Was zu Lebzeiten des französischen Schriftstellers Marcel Proust, um die Wende vom 19. zum 20. Jahrhundert, ein Gesellschaftsspiel in den Pariser Salons war und für einen vergnüglichen Abend unter den Habitués sorgen mochte, hat sich zu ständigen Rubriken in Printmedien jeglicher Couleur gemausert, mit denen der in uns schlummernde Alltags-Voyeurismus angefüttert wird: Kaum eine Zeitung, kaum ein Kundenmagazin, kaum eine Verbandszeitschrift, die nicht dem Reiz erliegt, der Leserschaft mit einem wiederkehrenden Fragebogen wechselnde Prominenz als mitteilsame Zirkuspferdchen vorzuführen. Am Donnerstag erlaubt sich die «Weltwoche» die mehr als nur indiskrete Frage «Mit wem hatten Sie das erste Mal Sex?». In der Samstagsausgabe des «Tages-Anzeiger» beantworten wichtige Leute Fragen zum wichtigen Thema Wochenende: «Welchen Ort meiden Sie am Wochenende und weshalb?» Thematisch ausgerichtet ist auch der Fragebogen in der Beilage «Schweiz am Wochenende» zum Verhältnis (Semi-)Prominenter zu Vater oder Mutter mit nicht ganz dezenten Fragen wie: «Was wollen Sie anders machen als Ihr Vater?» Schliesslich springt das «NZZ am Sonntag Magazin» mit seinen wieder etwas proustigeren Fragen auf das Fragebogen-Karussell («Was zu verlieren wäre für Sie am schlimmsten?») und setzt dafür den Titel «Selbstbetrachtungen».

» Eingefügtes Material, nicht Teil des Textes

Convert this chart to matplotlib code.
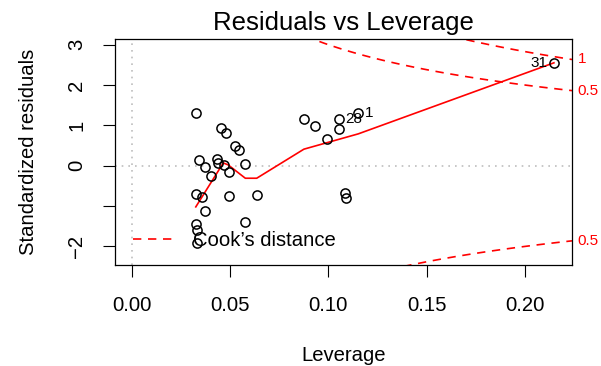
import numpy as np
import matplotlib
matplotlib.use("Agg")
import matplotlib.pyplot as plt
from matplotlib.lines import Line2D
from matplotlib.transforms import blended_transform_factory

plt.rcParams['font.family'] = ['Liberation Sans', 'DejaVu Sans']

# leverage (hat values) and standardized residuals
leverage = [0.0327, 0.0342, 0.0374, 0.0405, 0.0435, 0.0440, 0.0453, 0.0480,
            0.0468, 0.0493, 0.0525, 0.0544, 0.0578, 0.0326, 0.0358, 0.0495,
            0.0637, 0.0374, 0.0578, 0.0326, 0.0332, 0.0334, 0.0876, 0.0934,
            0.0992, 0.1054, 0.1054, 0.1150, 0.1086, 0.1088, 0.2148]
std_resid = [1.30, 0.14, -0.04, -0.25, 0.16, 0.07, 0.94, 0.80,
             0.02, -0.15, 0.49, 0.39, 0.04, -0.71, -0.77, -0.75,
             -0.72, -1.13, -1.40, -1.45, -1.60, -1.91, 1.17, 0.99,
             0.65, 1.15, 0.92, 1.31, -0.67, -0.79, 2.55]

# labelled observations: (id, index into the arrays above, side)
point_ids = [("28", 25, "right"), ("1", 27, "right"), ("31", 30, "left")]

# red smoother
smooth_x = [0.0326, 0.0466, 0.0491, 0.0578, 0.0636, 0.0876, 0.1153, 0.2148]
smooth_y = [-1.02, 0.07, 0.02, -0.31, -0.31, 0.41, 0.79, 2.55]

cook_levels = [0.5, 1.0]
n_params = 2

xlim = (-0.0085, 0.2240)
ylim = (-2.46, 3.14)
xticks = [0.00, 0.05, 0.10, 0.15, 0.20]
yticks = [-2, -1, 0, 1, 2, 3]
ytick_labels = ["\u22122", "", "0", "1", "2", "3"]

RED = "#FF0000"
GREY = "#BEBEBE"
FS = 14.6
DASH = (0, (5, 4))


def main():
    fig = plt.figure(figsize=(6.01, 3.66), dpi=100)
    ax = fig.add_axes([115 / 601, 101 / 366, 457 / 601, 226 / 366])

    ax.set_xlim(*xlim)
    ax.set_ylim(*ylim)

    # reference lines
    ax.axhline(0, color=GREY, lw=1.2, ls=(0, (1, 3)), zorder=1)
    ax.axvline(0, color=GREY, lw=1.2, ls=(0, (1, 3)), zorder=1)

    # Cook's distance contours
    hh = np.linspace(0.01, xlim[1], 101)
    for level in cook_levels:
        cl = np.sqrt(level * n_params * (1 - hh) / hh)
        ax.plot(hh, cl, color=RED, lw=1.2, ls=DASH, zorder=2)
        ax.plot(hh, -cl, color=RED, lw=1.2, ls=DASH, zorder=2)

    ax.plot(smooth_x, smooth_y, color=RED, lw=1.2, zorder=3)
    ax.plot(leverage, std_resid, "o", mfc="none", mec="black", ms=6.6,
            mew=1.1, zorder=4)

    for label, i, side in point_ids:
        dx = 4.8 if side == "right" else -4.8
        ha = "left" if side == "right" else "right"
        ax.annotate(label, (leverage[i], std_resid[i]), xytext=(dx, 0),
                    textcoords="offset points", ha=ha, va="center",
                    fontsize=FS * 0.75)

    # contour levels in the right margin
    trans = blended_transform_factory(ax.transAxes, ax.transData)
    h_end = xlim[1]
    for level in cook_levels:
        y = np.sqrt(level * n_params * (1 - h_end) / h_end)
        ax.text(1.012, y, "{:g}".format(level), transform=trans, color=RED,
                ha="left", va="center", fontsize=FS * 0.75, clip_on=False)
        if -y > ylim[0]:
            ax.text(1.012, -y, "{:g}".format(level), transform=trans,
                    color=RED, ha="left", va="center", fontsize=FS * 0.75,
                    clip_on=False)

    handle = Line2D([], [], color=RED, lw=1.2, ls=DASH)
    ax.legend([handle], ["Cook\u2019s distance"], loc="center left",
              bbox_to_anchor=(0.039, 0.1075), frameon=False, fontsize=FS,
              handlelength=2.0, handletextpad=0.95, borderpad=0,
              borderaxespad=0)

    ax.set_xticks(xticks)
    ax.set_xticklabels(["{:.2f}".format(t) for t in xticks])
    ax.set_yticks(yticks)
    ax.set_yticklabels(ytick_labels, rotation=90, va="center")
    ax.tick_params(axis="both", direction="out", length=8.6, width=0.8,
                   labelsize=FS)
    ax.tick_params(axis="x", pad=14)
    ax.tick_params(axis="y", pad=12)
    for sp in ax.spines.values():
        sp.set_linewidth(0.9)

    ax.set_title("Residuals vs Leverage", fontsize=18.5, pad=6.5)
    ax.set_xlabel("Leverage", fontsize=FS, labelpad=22)
    ax.set_ylabel("Standardized residuals", fontsize=FS, labelpad=21)

    fig.savefig("out.png", dpi=100)


if __name__ == "__main__":
    main()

Selbstbetrachtungen? Die Antworten in diesem und anderen Fragebogen lassen keinen Zweifel darüber aufkommen, dass es die Befragten zumeist nicht so mit der Selbstbetrachtung haben. Die einen wollen witzig und geistreich sein: «Wie möchten Sie sterben?» «Gar nicht.» – «Welches ist Ihre Lieblingsbeschäftigung?» «Schlafen» – «Haben Sie eine gute Beziehung zum Spiegel?» «Seit ich ihn nicht mehr lese schon.» Den anderen scheint vor allem daran gelegen zu sein, sich als besonders aufregende und aparte Persönlichkeit mit einem erlesenen Lebensstil auszugeben. Diesbezüglich sind die Antworten auf die Kühlschrank-Frage – «Was steht bei Ihnen immer im Kühlschrank?» – maximal aufschlussreich. «Veuve Cliquot Rosé», «Hafermilch und Artischocken» oder «Wachteleier, gesalzene irische Butter» geben weder Auskunft darüber, was tatsächlich im Kühlschrank steht (die Realprobe wäre, jede Wette, ernüchternd), noch wer die antwortende Person wirklich ist, sondern vielmehr darüber, wer und wie diese gerne sein möchte. Der Fragebogen kommt höchst gelegen, um sein Ego wirkungsvoll für die mediale Öffentlichkeit zu kuratieren. Er dient nicht wie Frischs Fragenskalpelle zur Selbsterkenntnis, sondern zur Selbstdarstellung. Wir als lesende Gwunderfitze gehen der Inszenierung entweder auf den Leim oder aber wir durchschauen das Spiel und schmunzeln ob dem nur notdürftig kaschierten Jahrmarkt der Eitelkeiten.

«Was steht bei Ihnen immer im Kühlschrank?»
«Milch, Butter, Eier.» (Ach, wie gewöhnlich! Inszeniert?)

13. Februar 2023 – helen.christen@luzern60plus.ch


Zur Person
Helen Christen, geboren 1956, ist in St. Erhard aufgewachsen und wohnt seit vielen Jahren in Luzern. Bis zu ihrer Emeritierung war sie Professorin für Germanistische Linguistik an der Universität Freiburg i. Ü. Das Interesse an der deutschen Sprache in all ihren Facetten und die Lust an der Vermittlung linguistischen Wissens waren nicht nur die Triebfedern in ihrem Berufsleben, sondern prägen auch den neuen Lebensabschnitt.